_Task_
Consider the records below. How many of their lines include the word "draw"? State the number and nothing else.

_Dataset excerpts_
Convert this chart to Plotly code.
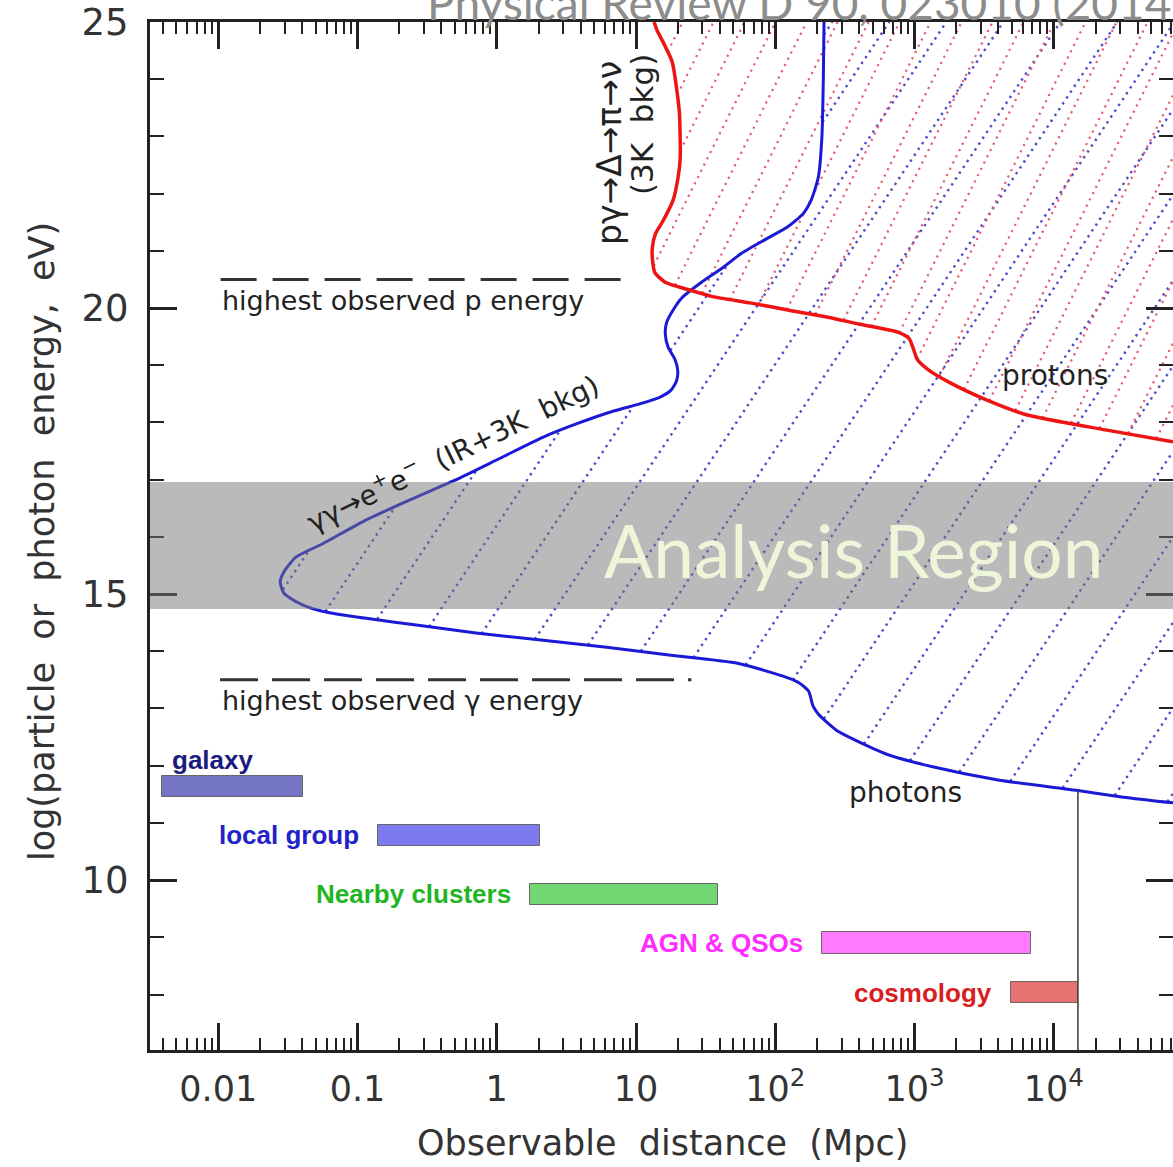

...

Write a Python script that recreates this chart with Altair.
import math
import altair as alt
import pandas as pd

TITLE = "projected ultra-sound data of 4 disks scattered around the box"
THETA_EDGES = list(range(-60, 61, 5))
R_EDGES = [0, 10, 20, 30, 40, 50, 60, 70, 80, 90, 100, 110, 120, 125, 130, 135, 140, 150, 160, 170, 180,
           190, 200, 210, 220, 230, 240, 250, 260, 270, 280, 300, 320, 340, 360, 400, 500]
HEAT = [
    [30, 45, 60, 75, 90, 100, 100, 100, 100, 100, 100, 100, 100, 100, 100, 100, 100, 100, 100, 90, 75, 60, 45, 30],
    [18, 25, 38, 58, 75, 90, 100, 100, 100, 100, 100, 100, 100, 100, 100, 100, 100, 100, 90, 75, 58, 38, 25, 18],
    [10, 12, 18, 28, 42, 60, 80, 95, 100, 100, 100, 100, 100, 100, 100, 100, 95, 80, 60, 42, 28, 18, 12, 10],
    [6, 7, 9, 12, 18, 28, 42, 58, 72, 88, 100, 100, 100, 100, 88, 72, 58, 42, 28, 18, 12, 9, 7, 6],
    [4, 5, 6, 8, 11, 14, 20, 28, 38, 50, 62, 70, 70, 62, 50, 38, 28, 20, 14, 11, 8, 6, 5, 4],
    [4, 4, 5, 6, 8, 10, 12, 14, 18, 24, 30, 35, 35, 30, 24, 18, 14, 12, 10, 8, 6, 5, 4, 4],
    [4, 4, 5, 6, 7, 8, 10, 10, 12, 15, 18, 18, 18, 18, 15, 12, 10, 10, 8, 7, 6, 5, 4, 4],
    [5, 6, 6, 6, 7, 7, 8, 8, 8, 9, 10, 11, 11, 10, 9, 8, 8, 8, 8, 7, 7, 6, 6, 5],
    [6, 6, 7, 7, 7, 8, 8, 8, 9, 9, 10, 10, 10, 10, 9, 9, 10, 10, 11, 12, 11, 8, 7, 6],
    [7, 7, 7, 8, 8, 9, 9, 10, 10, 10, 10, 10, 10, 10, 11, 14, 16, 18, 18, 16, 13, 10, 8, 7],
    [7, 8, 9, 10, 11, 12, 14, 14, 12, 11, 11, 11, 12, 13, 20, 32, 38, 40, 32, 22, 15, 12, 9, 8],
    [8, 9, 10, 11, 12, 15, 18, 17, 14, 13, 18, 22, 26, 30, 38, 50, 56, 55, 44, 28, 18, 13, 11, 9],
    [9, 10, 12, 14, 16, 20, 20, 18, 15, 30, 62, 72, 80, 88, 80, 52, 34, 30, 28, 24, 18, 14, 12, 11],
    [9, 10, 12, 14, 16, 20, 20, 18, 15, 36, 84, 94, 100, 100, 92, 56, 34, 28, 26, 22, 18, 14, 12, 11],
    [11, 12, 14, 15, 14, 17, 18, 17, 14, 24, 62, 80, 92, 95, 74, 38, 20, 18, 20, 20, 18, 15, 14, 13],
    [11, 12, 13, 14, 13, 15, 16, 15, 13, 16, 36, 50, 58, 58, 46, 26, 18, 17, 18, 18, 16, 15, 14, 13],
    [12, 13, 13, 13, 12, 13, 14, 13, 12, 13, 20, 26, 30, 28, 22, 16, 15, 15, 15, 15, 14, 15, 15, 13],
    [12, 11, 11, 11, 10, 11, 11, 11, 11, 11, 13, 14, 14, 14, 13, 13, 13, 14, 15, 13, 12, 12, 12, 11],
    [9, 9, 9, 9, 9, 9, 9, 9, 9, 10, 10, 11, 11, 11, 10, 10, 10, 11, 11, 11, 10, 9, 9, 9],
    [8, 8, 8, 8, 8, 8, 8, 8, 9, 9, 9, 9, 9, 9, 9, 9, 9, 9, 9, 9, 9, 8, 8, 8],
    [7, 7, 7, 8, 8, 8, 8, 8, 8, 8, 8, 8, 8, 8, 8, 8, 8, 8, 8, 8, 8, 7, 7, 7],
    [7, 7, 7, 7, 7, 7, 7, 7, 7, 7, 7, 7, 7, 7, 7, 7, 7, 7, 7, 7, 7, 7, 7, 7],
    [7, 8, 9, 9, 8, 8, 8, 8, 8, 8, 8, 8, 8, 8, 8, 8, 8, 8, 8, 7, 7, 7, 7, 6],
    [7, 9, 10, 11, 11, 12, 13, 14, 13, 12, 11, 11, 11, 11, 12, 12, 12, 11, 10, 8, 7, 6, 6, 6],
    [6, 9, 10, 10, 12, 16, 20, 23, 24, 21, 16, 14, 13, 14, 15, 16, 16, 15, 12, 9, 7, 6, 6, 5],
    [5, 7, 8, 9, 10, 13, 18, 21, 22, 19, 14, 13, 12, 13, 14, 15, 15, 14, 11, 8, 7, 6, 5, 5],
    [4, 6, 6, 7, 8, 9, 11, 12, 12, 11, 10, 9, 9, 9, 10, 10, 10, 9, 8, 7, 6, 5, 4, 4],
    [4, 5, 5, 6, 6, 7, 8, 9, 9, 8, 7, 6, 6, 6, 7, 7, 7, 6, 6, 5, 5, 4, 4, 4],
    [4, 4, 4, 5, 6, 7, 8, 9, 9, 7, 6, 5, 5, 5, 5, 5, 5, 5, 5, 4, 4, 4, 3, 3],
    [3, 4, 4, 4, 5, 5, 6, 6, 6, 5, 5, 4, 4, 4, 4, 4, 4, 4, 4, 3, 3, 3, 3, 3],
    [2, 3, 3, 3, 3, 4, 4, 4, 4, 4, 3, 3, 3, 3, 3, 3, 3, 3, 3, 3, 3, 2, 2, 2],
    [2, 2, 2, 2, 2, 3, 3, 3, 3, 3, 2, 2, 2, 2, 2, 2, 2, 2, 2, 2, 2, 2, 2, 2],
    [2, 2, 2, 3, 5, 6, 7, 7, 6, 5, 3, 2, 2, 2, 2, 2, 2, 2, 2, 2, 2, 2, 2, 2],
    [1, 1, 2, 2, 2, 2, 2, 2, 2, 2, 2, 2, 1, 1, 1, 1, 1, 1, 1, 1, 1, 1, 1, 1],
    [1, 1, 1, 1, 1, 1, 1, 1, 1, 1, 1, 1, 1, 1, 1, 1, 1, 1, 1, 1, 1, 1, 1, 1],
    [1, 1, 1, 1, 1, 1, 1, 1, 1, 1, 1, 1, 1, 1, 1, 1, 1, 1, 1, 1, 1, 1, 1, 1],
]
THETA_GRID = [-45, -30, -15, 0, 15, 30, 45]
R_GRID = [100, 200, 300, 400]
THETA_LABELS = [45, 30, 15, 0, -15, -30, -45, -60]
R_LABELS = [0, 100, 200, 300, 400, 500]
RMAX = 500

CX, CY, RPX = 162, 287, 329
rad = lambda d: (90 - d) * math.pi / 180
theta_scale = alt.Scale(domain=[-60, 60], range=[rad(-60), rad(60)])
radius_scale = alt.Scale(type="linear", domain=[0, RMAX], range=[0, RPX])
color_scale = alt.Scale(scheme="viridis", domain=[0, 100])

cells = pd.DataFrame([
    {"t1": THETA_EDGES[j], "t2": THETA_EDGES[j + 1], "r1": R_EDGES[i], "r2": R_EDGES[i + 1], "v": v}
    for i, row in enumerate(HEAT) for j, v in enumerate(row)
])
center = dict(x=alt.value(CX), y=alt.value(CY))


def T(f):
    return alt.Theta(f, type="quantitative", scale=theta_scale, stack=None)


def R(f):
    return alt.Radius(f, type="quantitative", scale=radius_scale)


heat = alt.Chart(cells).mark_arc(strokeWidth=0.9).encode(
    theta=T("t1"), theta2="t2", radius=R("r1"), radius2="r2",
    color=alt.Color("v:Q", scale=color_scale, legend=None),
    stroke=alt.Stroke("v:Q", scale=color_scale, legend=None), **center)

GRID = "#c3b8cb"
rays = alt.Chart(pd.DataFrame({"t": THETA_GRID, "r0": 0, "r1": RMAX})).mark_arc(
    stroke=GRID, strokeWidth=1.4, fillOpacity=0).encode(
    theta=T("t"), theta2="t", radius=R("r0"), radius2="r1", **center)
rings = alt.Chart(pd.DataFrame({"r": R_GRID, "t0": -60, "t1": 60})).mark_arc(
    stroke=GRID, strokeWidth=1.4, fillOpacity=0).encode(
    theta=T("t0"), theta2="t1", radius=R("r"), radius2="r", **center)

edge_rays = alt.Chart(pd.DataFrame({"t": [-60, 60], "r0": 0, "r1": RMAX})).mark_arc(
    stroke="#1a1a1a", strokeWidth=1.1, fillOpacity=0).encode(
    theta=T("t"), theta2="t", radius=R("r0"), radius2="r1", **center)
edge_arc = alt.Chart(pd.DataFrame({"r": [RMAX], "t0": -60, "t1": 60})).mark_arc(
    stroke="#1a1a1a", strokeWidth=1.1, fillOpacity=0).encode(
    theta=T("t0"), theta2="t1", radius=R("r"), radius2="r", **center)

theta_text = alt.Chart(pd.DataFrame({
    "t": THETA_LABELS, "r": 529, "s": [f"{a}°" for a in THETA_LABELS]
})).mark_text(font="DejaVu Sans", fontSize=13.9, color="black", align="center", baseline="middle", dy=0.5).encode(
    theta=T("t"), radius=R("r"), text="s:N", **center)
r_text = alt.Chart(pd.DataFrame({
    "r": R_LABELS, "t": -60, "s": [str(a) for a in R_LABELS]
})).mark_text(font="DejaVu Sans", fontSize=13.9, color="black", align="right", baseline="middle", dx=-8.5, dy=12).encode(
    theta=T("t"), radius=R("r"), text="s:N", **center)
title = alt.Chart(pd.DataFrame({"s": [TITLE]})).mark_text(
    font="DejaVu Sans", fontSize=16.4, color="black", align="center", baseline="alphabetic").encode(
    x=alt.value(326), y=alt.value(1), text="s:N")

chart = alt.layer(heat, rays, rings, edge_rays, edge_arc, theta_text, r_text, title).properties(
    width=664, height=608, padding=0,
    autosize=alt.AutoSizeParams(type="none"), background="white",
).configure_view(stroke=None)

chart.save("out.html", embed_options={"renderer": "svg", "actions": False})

* * *

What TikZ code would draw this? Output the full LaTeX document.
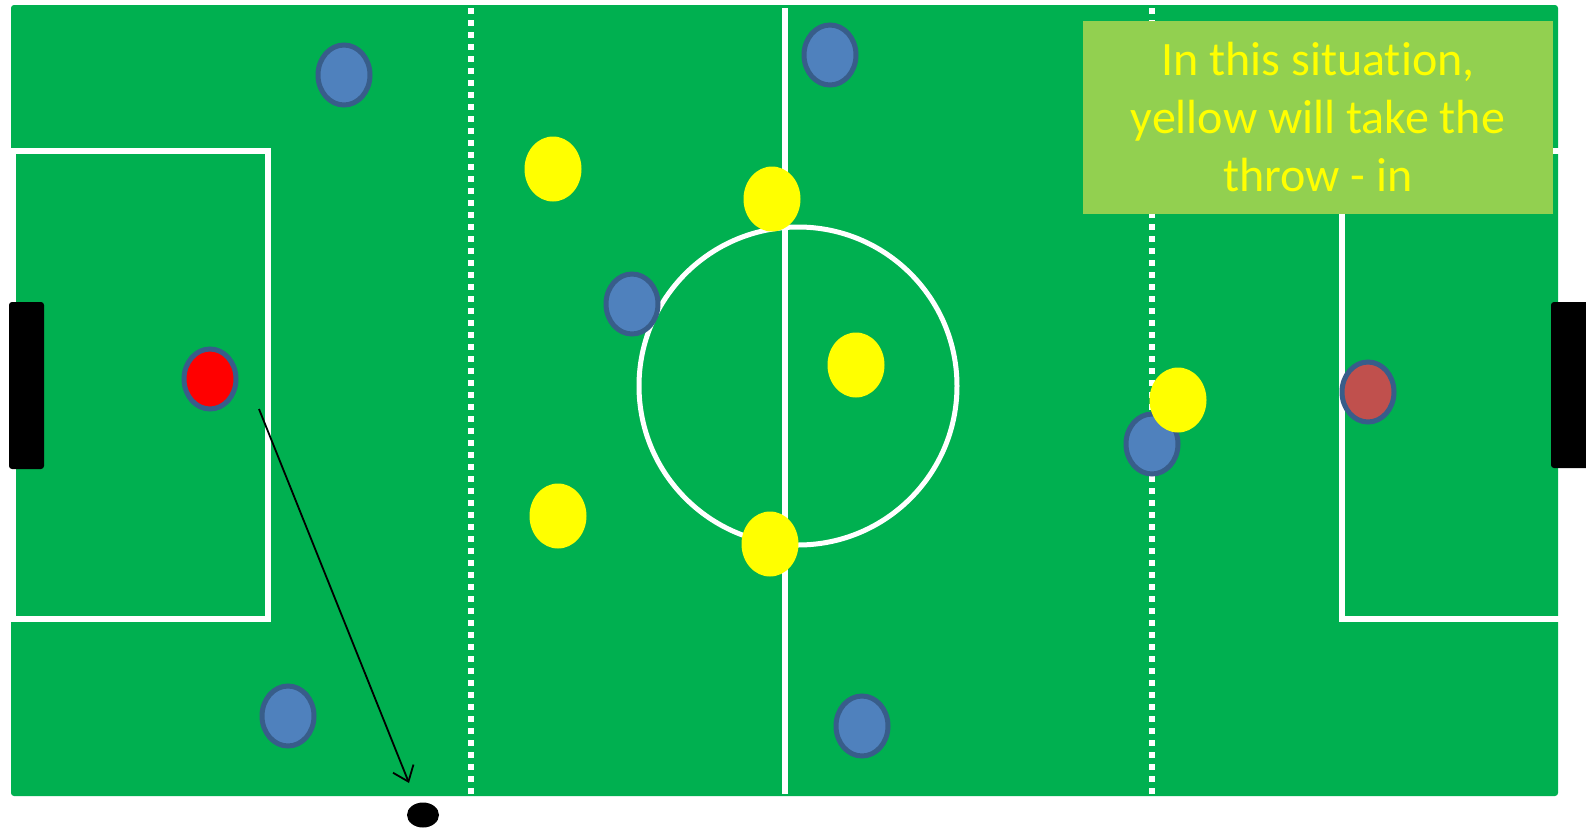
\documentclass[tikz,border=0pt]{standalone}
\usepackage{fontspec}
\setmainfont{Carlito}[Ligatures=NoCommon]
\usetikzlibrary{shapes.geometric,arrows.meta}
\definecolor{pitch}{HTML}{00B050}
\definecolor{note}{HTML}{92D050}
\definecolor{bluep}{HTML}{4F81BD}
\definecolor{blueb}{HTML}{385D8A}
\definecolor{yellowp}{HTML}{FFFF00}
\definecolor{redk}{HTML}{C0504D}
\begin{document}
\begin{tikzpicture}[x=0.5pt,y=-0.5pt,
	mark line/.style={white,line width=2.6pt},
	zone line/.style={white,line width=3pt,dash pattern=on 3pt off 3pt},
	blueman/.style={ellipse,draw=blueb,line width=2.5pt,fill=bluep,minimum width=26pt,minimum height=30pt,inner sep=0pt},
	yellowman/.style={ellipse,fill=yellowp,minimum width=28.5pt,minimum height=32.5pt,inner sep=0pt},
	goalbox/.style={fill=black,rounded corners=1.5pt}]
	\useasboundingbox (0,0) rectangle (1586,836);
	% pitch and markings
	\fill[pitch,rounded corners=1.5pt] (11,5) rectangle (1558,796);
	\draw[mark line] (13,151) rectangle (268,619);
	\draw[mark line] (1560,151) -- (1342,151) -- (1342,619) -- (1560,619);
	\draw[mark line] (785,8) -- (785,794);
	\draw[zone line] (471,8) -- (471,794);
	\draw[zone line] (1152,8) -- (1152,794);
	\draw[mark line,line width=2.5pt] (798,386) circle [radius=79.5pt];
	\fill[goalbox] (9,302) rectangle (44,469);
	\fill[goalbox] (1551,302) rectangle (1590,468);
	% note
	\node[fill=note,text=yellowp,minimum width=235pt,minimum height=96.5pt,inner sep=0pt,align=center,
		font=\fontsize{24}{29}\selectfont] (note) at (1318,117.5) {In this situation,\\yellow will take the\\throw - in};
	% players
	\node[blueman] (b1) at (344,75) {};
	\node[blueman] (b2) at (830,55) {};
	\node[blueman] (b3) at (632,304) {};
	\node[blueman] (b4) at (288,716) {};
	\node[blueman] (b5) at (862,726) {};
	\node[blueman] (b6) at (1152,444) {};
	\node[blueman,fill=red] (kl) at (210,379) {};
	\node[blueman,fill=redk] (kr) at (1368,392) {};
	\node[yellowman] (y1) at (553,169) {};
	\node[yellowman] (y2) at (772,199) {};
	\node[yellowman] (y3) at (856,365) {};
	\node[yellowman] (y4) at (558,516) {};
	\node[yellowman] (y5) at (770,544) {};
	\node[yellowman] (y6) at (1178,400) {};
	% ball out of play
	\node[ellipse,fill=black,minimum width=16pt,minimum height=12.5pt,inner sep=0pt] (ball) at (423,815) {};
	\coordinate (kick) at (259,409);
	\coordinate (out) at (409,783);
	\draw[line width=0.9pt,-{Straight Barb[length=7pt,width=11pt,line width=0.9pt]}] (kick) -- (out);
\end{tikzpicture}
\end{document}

_Result_
9